Back to Carr for a moment: Demise of Newspapers
Anyone still interested in considering the future of newspapers should check out this New Yorker article from their March 31st issue. I wish I had noticed it before my post. http://www.newyorker.com/reporting/2008/03/31/080331fa_fact_alterman
After reading the article, one reader sent in this skeptical response:
"Alterman’s predicted demise of the newspaper is premature. Newspapers are still making good money while firing staffers or offering them buyouts. An industry that has garnered profit margins of twenty-five to thirty per cent—figures that other businesses could only dream about—flies into a panic when the margin dips to seventeen per cent. Do newspaper executives really believe that they can cure their ills by reducing their news holes and closing bureaus? In my view, as someone who has spent many years as a newspaperman and as a journalism professor at New York University and at California State University, Long Beach, a glaring failure of newspapers is in not making their importance known to the public.
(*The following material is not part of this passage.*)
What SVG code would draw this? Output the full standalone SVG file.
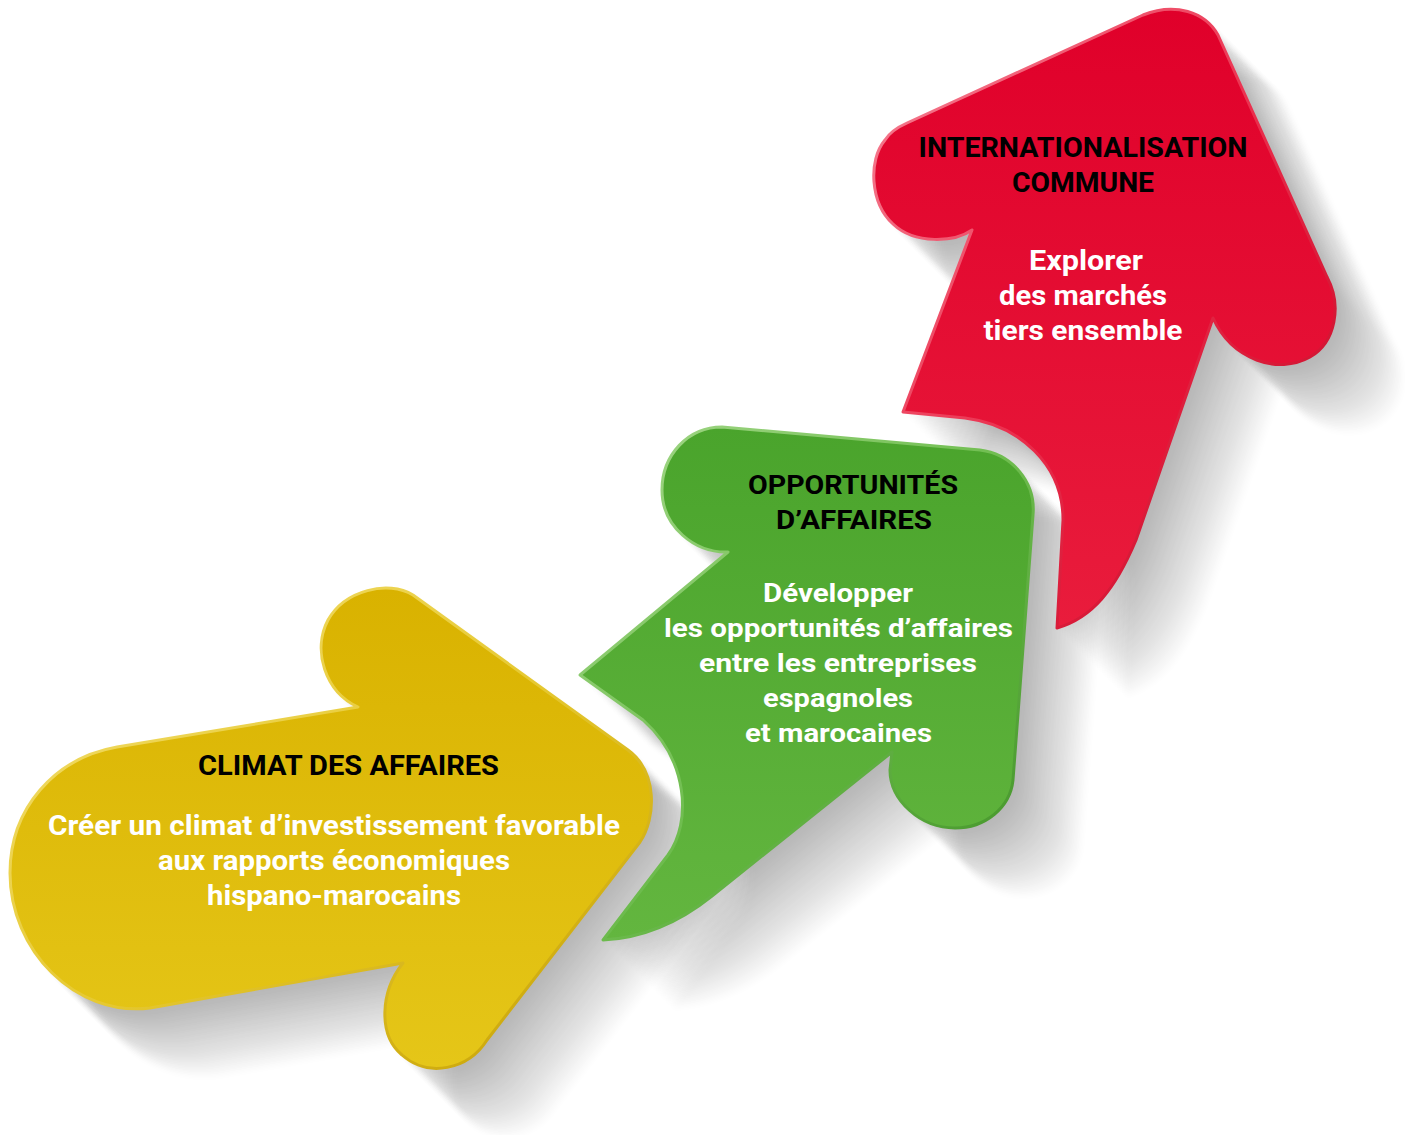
<svg xmlns="http://www.w3.org/2000/svg" xmlns:xlink="http://www.w3.org/1999/xlink" width="1405" height="1135" viewBox="0 0 1405 1135">
<style>
.t{font-family:Roboto,"Liberation Sans",sans-serif;font-weight:bold;text-anchor:middle}
.h{fill:#000;font-size:27px}
.b{fill:#fff;font-size:27px}
.gh{fill:#000;font-size:26px}
.gb{fill:#fff;font-size:26px}
</style>
<defs>
<filter id="shadow" x="-10%" y="-10%" width="140%" height="140%" color-interpolation-filters="sRGB">
<feGaussianBlur in="SourceAlpha" stdDeviation="3" result="b"/>
<feComponentTransfer in="b" result="a"><feFuncA type="linear" slope="0.026"/></feComponentTransfer>
<feOffset in="a" dx="3" dy="3" result="o1"/>
<feOffset in="a" dx="8" dy="8" result="o2"/>
<feOffset in="a" dx="13" dy="13" result="o3"/>
<feOffset in="a" dx="18" dy="18" result="o4"/>
<feOffset in="a" dx="23" dy="23" result="o5"/>
<feOffset in="a" dx="28" dy="28" result="o6"/>
<feOffset in="a" dx="33" dy="33" result="o7"/>
<feOffset in="a" dx="38" dy="38" result="o8"/>
<feOffset in="a" dx="43" dy="43" result="o9"/>
<feOffset in="a" dx="48" dy="48" result="o10"/>
<feOffset in="a" dx="53" dy="53" result="o11"/>
<feOffset in="a" dx="58" dy="58" result="o12"/>
<feOffset in="a" dx="63" dy="63" result="o13"/>
<feOffset in="a" dx="68" dy="68" result="o14"/>
<feMerge><feMergeNode in="o14"/><feMergeNode in="o13"/><feMergeNode in="o12"/><feMergeNode in="o11"/><feMergeNode in="o10"/><feMergeNode in="o9"/><feMergeNode in="o8"/><feMergeNode in="o7"/><feMergeNode in="o6"/><feMergeNode in="o5"/><feMergeNode in="o4"/><feMergeNode in="o3"/><feMergeNode in="o2"/><feMergeNode in="o1"/></feMerge>
</filter>
<linearGradient id="yf" x1="0" y1="0" x2="0" y2="1"><stop offset="0" stop-color="#d9b200"/><stop offset="1" stop-color="#e5c618"/></linearGradient>
<linearGradient id="ys" x1="0" y1="0" x2="1" y2="1"><stop offset="0" stop-color="#f5e27a"/><stop offset="0.5" stop-color="#e6c932"/><stop offset="1" stop-color="#c49e00"/></linearGradient>
<linearGradient id="gf" x1="0" y1="0" x2="0" y2="1"><stop offset="0" stop-color="#4aa42c"/><stop offset="1" stop-color="#63b63f"/></linearGradient>
<linearGradient id="gs" x1="0" y1="0" x2="1" y2="1"><stop offset="0" stop-color="#a6d98c"/><stop offset="0.5" stop-color="#6fbd4f"/><stop offset="1" stop-color="#3b8c22"/></linearGradient>
<linearGradient id="rf" x1="0" y1="0" x2="0" y2="1"><stop offset="0" stop-color="#e0002a"/><stop offset="1" stop-color="#e91c3c"/></linearGradient>
<linearGradient id="rs" x1="0" y1="0" x2="1" y2="1"><stop offset="0" stop-color="#f7889a"/><stop offset="0.5" stop-color="#ea2e4c"/><stop offset="1" stop-color="#c0001e"/></linearGradient>
<path id="py" d="M358,707 L117,747 C55,758 10,808 10,873 C10,950 75,1017 150,1008 L403,963 C380,992 378,1035 402,1055 C428,1078 468,1070 487,1040 L640,842 C656,818 658,772 628,750 L413,595 C388,580 345,590 328,620 C312,650 325,692 358,707 Z"/>
<path id="pg" d="M580,675 L728,552 C695,553 662,527 662,490 C662,455 688,427 722,427 L980,450 C1012,454 1036,482 1033,515 L1013,780 C1010,808 985,828 955,828 C920,828 890,800 890,770 L892,752 L712,896 C682,920 645,938 603,940 L668,855 C692,822 688,760 643,720 Z"/>
<path id="pr" d="M972,230 C955,242 915,245 893,224 C870,203 868,160 885,140 C890,132 898,127 907,123 L1143,15 C1175,2 1205,12 1218,35 L1327,277 C1342,305 1336,342 1310,357 C1278,375 1232,360 1213,318 L1136,540 C1115,590 1092,618 1057,628 L1063,520 C1063,465 1020,425 965,418 L903,412 Z"/>
</defs>
<g id="shadows">
<use xlink:href="#pr" href="#pr" filter="url(#shadow)"/>
<use xlink:href="#pg" href="#pg" filter="url(#shadow)"/>
<use xlink:href="#py" href="#py" filter="url(#shadow)"/>
</g>
<g id="connectors"></g>
<g id="node-internationalisation">
<use xlink:href="#pr" href="#pr" fill="url(#rf)" stroke="url(#rs)" stroke-width="3" stroke-linejoin="round"/>
<text class="t h" x="1083" y="157" textLength="329" lengthAdjust="spacingAndGlyphs">INTERNATIONALISATION</text>
<text class="t h" x="1083" y="192" textLength="142" lengthAdjust="spacingAndGlyphs">COMMUNE</text>
<text class="t b" x="1086" y="270" textLength="114" lengthAdjust="spacingAndGlyphs">Explorer</text>
<text class="t b" x="1083" y="305" textLength="168" lengthAdjust="spacingAndGlyphs">des marchés</text>
<text class="t b" x="1083" y="340" textLength="199" lengthAdjust="spacingAndGlyphs">tiers ensemble</text>
</g>
<g id="node-opportunites">
<use xlink:href="#pg" href="#pg" fill="url(#gf)" stroke="url(#gs)" stroke-width="3" stroke-linejoin="round"/>
<text class="t gh" x="853" y="494" textLength="210" lengthAdjust="spacingAndGlyphs">OPPORTUNITÉS</text>
<text class="t gh" x="854" y="529" textLength="156" lengthAdjust="spacingAndGlyphs">D’AFFAIRES</text>
<text class="t gb" x="838" y="602" textLength="150" lengthAdjust="spacingAndGlyphs">Développer</text>
<text class="t gb" x="838.5" y="637" textLength="349" lengthAdjust="spacingAndGlyphs">les opportunités d’affaires</text>
<text class="t gb" x="838" y="672" textLength="278" lengthAdjust="spacingAndGlyphs">entre les entreprises</text>
<text class="t gb" x="838" y="707" textLength="150" lengthAdjust="spacingAndGlyphs">espagnoles</text>
<text class="t gb" x="838.5" y="742" textLength="187" lengthAdjust="spacingAndGlyphs">et marocaines</text>
</g>
<g id="node-climat">
<use xlink:href="#py" href="#py" fill="url(#yf)" stroke="url(#ys)" stroke-width="3" stroke-linejoin="round"/>
<text class="t h" x="348.5" y="775" textLength="301" lengthAdjust="spacingAndGlyphs">CLIMAT DES AFFAIRES</text>
<text class="t b" x="334" y="835" textLength="572" lengthAdjust="spacingAndGlyphs">Créer un climat d’investissement favorable</text>
<text class="t b" x="334" y="870" textLength="352" lengthAdjust="spacingAndGlyphs">aux rapports économiques</text>
<text class="t b" x="334" y="905" textLength="254" lengthAdjust="spacingAndGlyphs">hispano-marocains</text>
</g>
</svg>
While the television, movie, and other industries inundate us with information about their exploits, newspapers are mostly silent about themselves. The newspaper industry and individual newspapers could well benefit today from the assistance of public-relations firms that are able to tell the story of newspapers that they themselves unfortunately don’t—that they produce news coverage unlike any other medium."
I'll let you decide for yourself which argument about the future of newspapers you find more convincing, but I will note that when an industry's business model shifts, there is often unjustified panic that the industry cannot continue, whereas time often shows that the industry must simply change its business model to survive.